2. Fact‑checkers corrected claims; no reported legal defeats of those corrections
Major fact‑checking organizations documented and rated multiple Trump claims about January 6 as misleading or false — for example disputing characterizations of incarcerated rioters as “hostages” and refuting assertions that the Jan. 6 committee “deleted all evidence,” noting the committee released an 845‑page report and numerous transcripts [1] [2] [4]. Those corrections and detailing of evidence formed the public record and informed reporting and congressional materials. The available analyses show fact‑checkers functioning as corrective sources rather than defendants in successful lawsuits, with no documented legal rulings compelling retractions or finding the fact‑checks unlawful.

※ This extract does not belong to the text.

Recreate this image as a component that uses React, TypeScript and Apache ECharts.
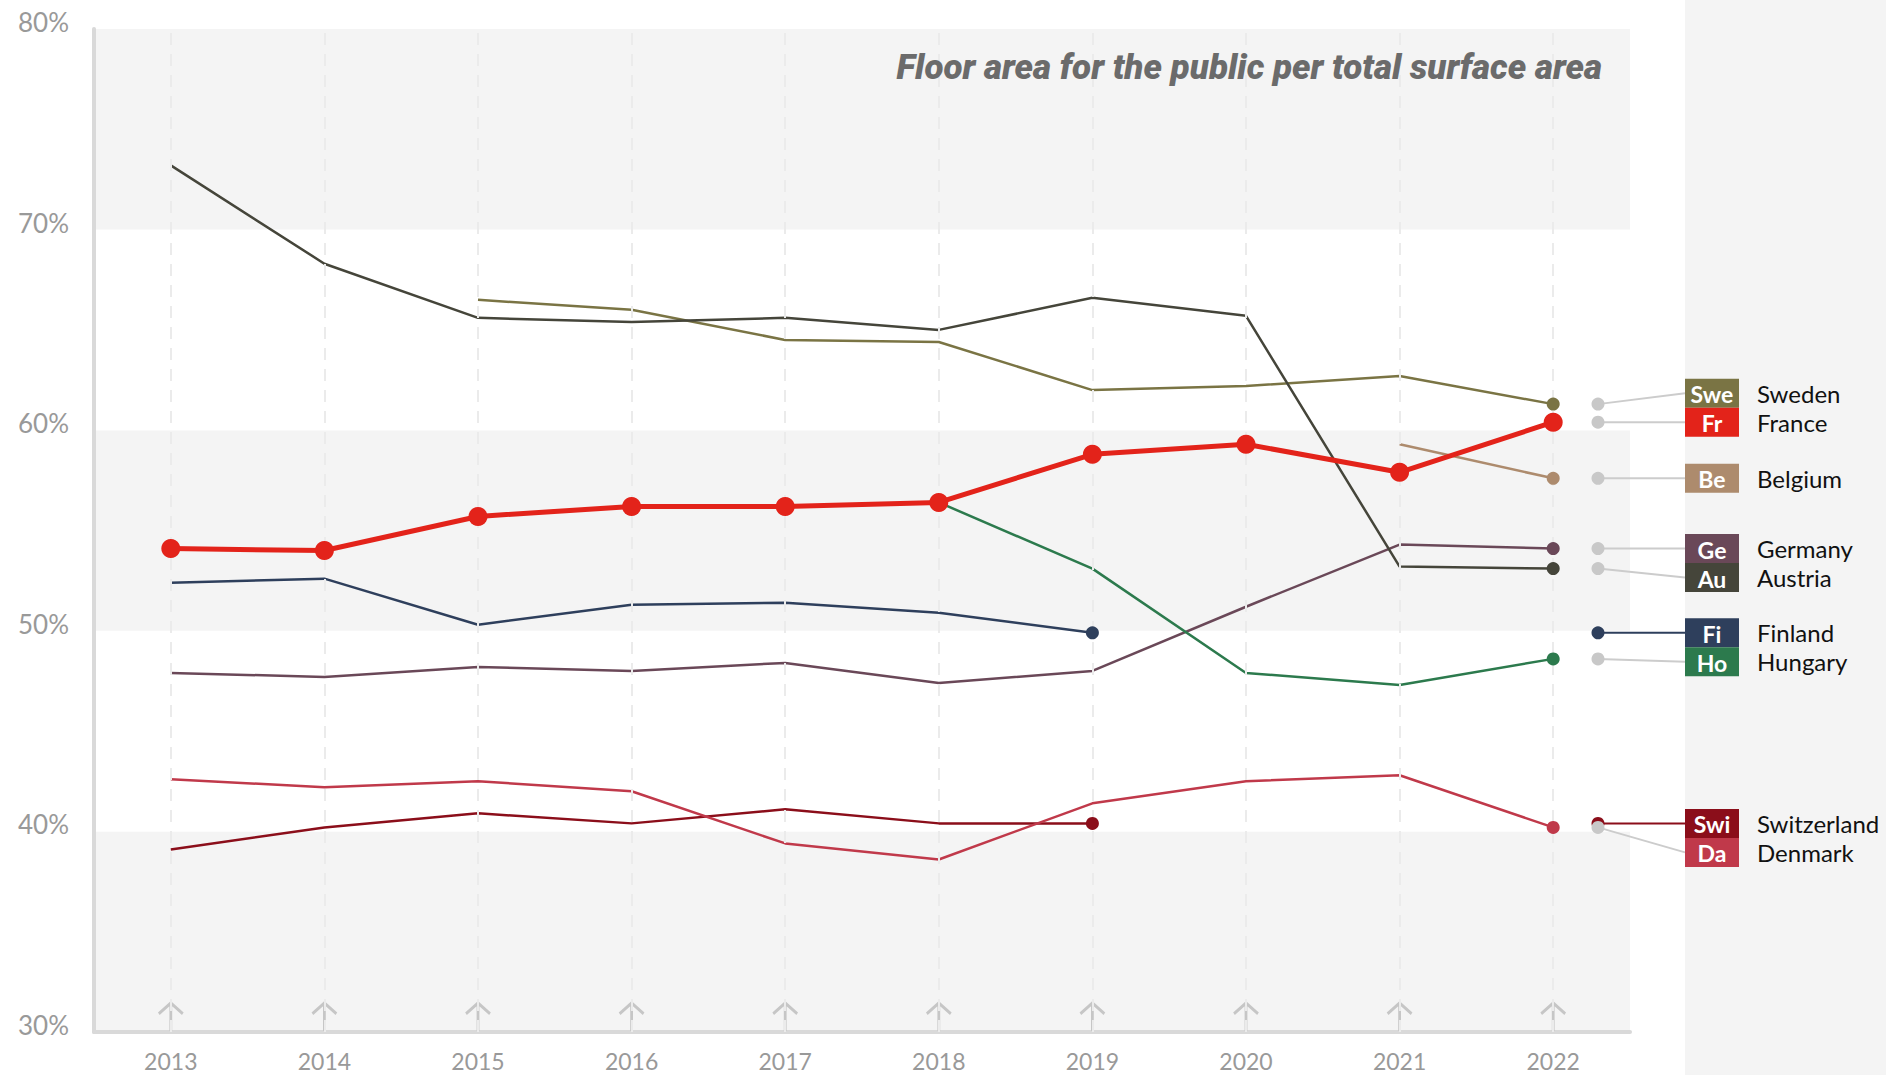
import React, { useEffect, useRef } from "react";
import * as echarts from "echarts";

const YEARS = ["2013", "2014", "2015", "2016", "2017", "2018", "2019", "2020", "2021", "2022"];
const Y_TICKS = [30, 40, 50, 60, 70, 80];

const SWEDEN = [null, null, 66.5, 66.0, 64.5, 64.4, 62.0, 62.2, 62.7, 61.3];
const FRANCE = [54.1, 54.0, 55.7, 56.2, 56.2, 56.4, 58.8, 59.3, 57.9, 60.4];
const BELGIUM = [null, null, null, null, null, null, null, null, 59.3, 57.6];
const GERMANY = [47.9, 47.7, 48.2, 48.0, 48.4, 47.4, 48.0, 51.2, 54.3, 54.1];
const AUSTRIA = [73.2, 68.3, 65.6, 65.4, 65.6, 65.0, 66.6, 65.7, 53.2, 53.1];
const FINLAND = [52.4, 52.6, 50.3, 51.3, 51.4, 50.9, 49.9, null, null, null];
const HUNGARY = [null, null, null, null, null, 56.4, 53.1, 47.9, 47.3, 48.6];
const SWITZERLAND = [39.1, 40.2, 40.9, 40.4, 41.1, 40.4, 40.4, null, null, null];
const DENMARK = [42.6, 42.2, 42.5, 42.0, 39.4, 38.6, 41.4, 42.5, 42.8, 40.2];

const COUNTRIES = [
  { name: "Sweden", code: "Swe", color: "#7a7444", data: SWEDEN },
  { name: "France", code: "Fr", color: "#e3231a", data: FRANCE, highlight: true },
  { name: "Belgium", code: "Be", color: "#ad8b6d", data: BELGIUM },
  { name: "Germany", code: "Ge", color: "#6a4858", data: GERMANY },
  { name: "Austria", code: "Au", color: "#45453a", data: AUSTRIA },
  { name: "Finland", code: "Fi", color: "#2e3f5c", data: FINLAND },
  { name: "Hungary", code: "Ho", color: "#2c7a4d", data: HUNGARY },
  { name: "Switzerland", code: "Swi", color: "#8b0e1a", data: SWITZERLAND },
  { name: "Denmark", code: "Da", color: "#c0394a", data: DENMARK },
];

const TITLE = "Floor area for the public per total surface area";

const FONT = "Lato, 'Noto Sans', sans-serif";

function lastIndex(arr: (number | null)[]) {
  let idx = -1;
  arr.forEach((v, i) => {
    if (v !== null) idx = i;
  });
  return idx;
}

export default function App() {
  const ref = useRef<HTMLDivElement>(null);

  useEffect(() => {
    document.body.style.margin = "0";
    if (!ref.current) return;
    const chart = echarts.init(ref.current, null, { renderer: "svg" });

    const lineSeries: any[] = [];
    COUNTRIES.forEach((c) => {
      lineSeries.push({
        type: "line",
        name: c.name,
        z: c.highlight ? 10 : 4,
        connectNulls: false,
        symbol: c.highlight ? "circle" : "none",
        symbolSize: 19,
        showSymbol: !!c.highlight,
        showAllSymbol: true,
        lineStyle: { color: c.color, width: c.highlight ? 5 : 2.5 },
        itemStyle: { color: c.color, borderWidth: 0, opacity: 1 },
        emphasis: { disabled: true },
        data: c.data,
      });
      if (!c.highlight) {
        const li = lastIndex(c.data);
        lineSeries.push({
          type: "scatter",
          name: c.name + " end",
          z: 5,
          symbol: "circle",
          symbolSize: 13,
          itemStyle: { color: c.color, opacity: 1 },
          emphasis: { disabled: true },
          data: [[YEARS[li], c.data[li]]],
        });
      }
    });

    chart.setOption({
      animation: false,
      grid: { left: 94, right: 256, top: 29, bottom: 43 },
      xAxis: {
        type: "category",
        data: YEARS,
        boundaryGap: true,
        axisLine: { show: true, lineStyle: { color: "#d9d9d9", width: 4 } },
        axisTick: { show: false },
        axisLabel: { color: "#999999", fontSize: 23, fontFamily: FONT, margin: 17 },
        splitLine: { show: false },
      },
      yAxis: {
        type: "value",
        min: 30,
        max: 80,
        interval: 10,
        axisLine: { show: true, lineStyle: { color: "#d9d9d9", width: 4 } },
        axisTick: { show: false },
        axisLabel: {
          color: "#999999",
          fontSize: 26,
          fontFamily: FONT,
          margin: 25,
          verticalAlign: "bottom",
          lineHeight: 14,
          formatter: (v: number) => (Y_TICKS.includes(v) ? v + "%" : ""),
        },
        splitLine: { show: false },
        splitArea: { show: true, areaStyle: { color: ["#f4f4f4", "#ffffff"] } },
      },
      series: [
        {
          type: "scatter",
          z: 1,
          silent: true,
          symbol: "path://M0,10 L10,0 L20,10 M10,0 L10,26",
          symbolSize: [24, 28],
          symbolOffset: [0, -15],
          itemStyle: { color: "rgba(0,0,0,0)", borderColor: "#c6c6c6", borderWidth: 3, opacity: 1 },
          data: YEARS.map((y) => [y, 30]),
          markLine: {
            silent: true,
            symbol: ["none", "none"],
            label: { show: false },
            lineStyle: { color: "#ebebeb", type: [12, 9], width: 2 },
            data: YEARS.map((y) => ({ xAxis: y })),
          },
        },
        ...lineSeries,
      ],
    });

    // Right-side legend, positioned from the data via the axis scale
    const yPix = (v: number) => chart.convertToPixel({ yAxisIndex: 0 }, v) as number;
    const items = COUNTRIES.map((c) => {
      const li = lastIndex(c.data);
      const last = c.data[li] as number;
      return { ...c, last, ended: li < YEARS.length - 1, dotY: yPix(last), labelY: yPix(last) };
    });
    const sorted = [...items].sort((a, b) => a.dotY - b.dotY);
    const GAP = 29;
    const pivot = sorted.findIndex((s) => s.highlight);
    for (let i = pivot - 1; i >= 0; i--) {
      sorted[i].labelY = Math.min(sorted[i].labelY, sorted[i + 1].labelY - GAP);
    }
    for (let i = pivot + 1; i < sorted.length; i++) {
      sorted[i].labelY = Math.max(sorted[i].labelY, sorted[i - 1].labelY + GAP);
    }

    const DOT_X = 1598;
    const BOX_X = 1685;
    const BOX_W = 54;
    const graphics: any[] = [
      {
        type: "rect",
        z: 0,
        shape: { x: 1685, y: 0, width: 201, height: 1075 },
        style: { fill: "#f4f4f4" },
        silent: true,
      },
      {
        type: "text",
        z: 20,
        x: 1602,
        y: 67,
        style: {
          text: TITLE,
          fill: "#6b6b6b",
          font: "italic 900 35px Roboto, 'Open Sans', sans-serif",
          textAlign: "right",
          textVerticalAlign: "middle",
        },
      },
    ];
    sorted.forEach((s) => {
      const connColor = s.ended ? s.color : "#cccccc";
      graphics.push({
        type: "line",
        z: 15,
        shape: { x1: DOT_X, y1: s.dotY, x2: BOX_X, y2: s.labelY },
        style: { stroke: connColor, lineWidth: 2 },
      });
      graphics.push({
        type: "circle",
        z: 16,
        shape: { cx: DOT_X, cy: s.dotY, r: 6.5 },
        style: { fill: s.ended ? s.color : "#c8c8c8" },
      });
      graphics.push({
        type: "rect",
        z: 17,
        shape: { x: BOX_X, y: s.labelY - GAP / 2, width: BOX_W, height: GAP },
        style: { fill: s.color },
      });
      graphics.push({
        type: "text",
        z: 18,
        x: BOX_X + BOX_W / 2,
        y: s.labelY + 1,
        style: {
          text: s.code,
          fill: "#ffffff",
          font: "bold 23px " + FONT,
          textAlign: "center",
          textVerticalAlign: "middle",
        },
      });
      graphics.push({
        type: "text",
        z: 18,
        x: 1757,
        y: s.labelY,
        style: {
          text: s.name,
          fill: "#111111",
          font: "24px " + FONT,
          textAlign: "left",
          textVerticalAlign: "middle",
        },
      });
    });
    chart.setOption({ graphic: graphics });

    return () => chart.dispose();
  }, []);

  return <div ref={ref} style={{ width: 1886, height: 1075 }} />;
}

This pattern suggests mainstream fact‑checks have so far withstood legal pressure, not because they are immune to suits, but because courts have not broadly endorsed claims that fact‑checking content constituted actionable defamation or otherwise unlawful speech in the January 6 context [1] [2] [4] [6].
3. Republican challenges and accusations about deleted evidence — political theater or legal basis?
Alongside fact‑checking, there were political and legal attacks asserting that the Jan. 6 committee mishandled or deleted materials; some of these claims surfaced in Republican House reports and were echoed in court filings arguing evidence was missing [5]. PolitiFact and other verifiers rated broad allegations about wholesale evidence deletion as false or misleading, noting substantial publicly released committee materials [4]. The interplay shows a political narrative used to undermine institutional findings while separate litigation pursued evidentiary disputes, yet the record here does not demonstrate successful legal invalidation of fact‑checks — instead it reveals competing claims, partisan agendas, and selective reliance on litigation tactics to challenge credibility rather than overturn verification work [4] [5].
4. Broader litigation over Jan. 6 rhetoric — judges, not fact‑checkers, were the focus
Several federal judges have held Trump responsible in varying ways for rhetoric tied to January 6, and indictments and DOJ filings focused on alleged conspiracies and obstruction rather than on fact‑checking content per se [6] [8]. Unsealed Justice Department materials and indictments expanded factual narratives about Trump’s actions and state of mind around January 6, which intersect with fact‑checkers’ claims but operate in a different legal register: criminal or civil liability for actions and speech, not adjudication of truthfulness of journalistic corrections [7] [8]. The courts’ engagement with whether speech was protected or contributed to violence addresses constitutional and criminal questions; that body of case law is separate from lawsuits aimed at overturning particular fact‑check ratings and so far has not produced a legal doctrine invalidating mainstream fact‑checking practices in this context [6] [8].
5. What to watch next — discovery, appeals, and strategic litigation
The surviving litigation against media defendants shows potential for prolonged legal battles: discovery could unearth internal communications, and appeals could challenge pleadings or First Amendment defenses [3]. Fact‑checking organizations remain legally vulnerable in theory, and strategic plaintiffs can use litigation to delay or intimidate, even without prevailing on merits. Observers should monitor docket activity for dispositive rulings, settlements, or appellate precedents that specifically target fact‑checking legal protections. At present, the evidence shows limited, case‑specific litigation touching media coverage of January 6 — not a successful, systemic legal campaign overturning fact‑checks. Parties with political motives have used both public reports and courts to contest narratives, but those efforts have not produced wide judicial repudiation of fact‑checking in the January 6 record [3] [5] [7].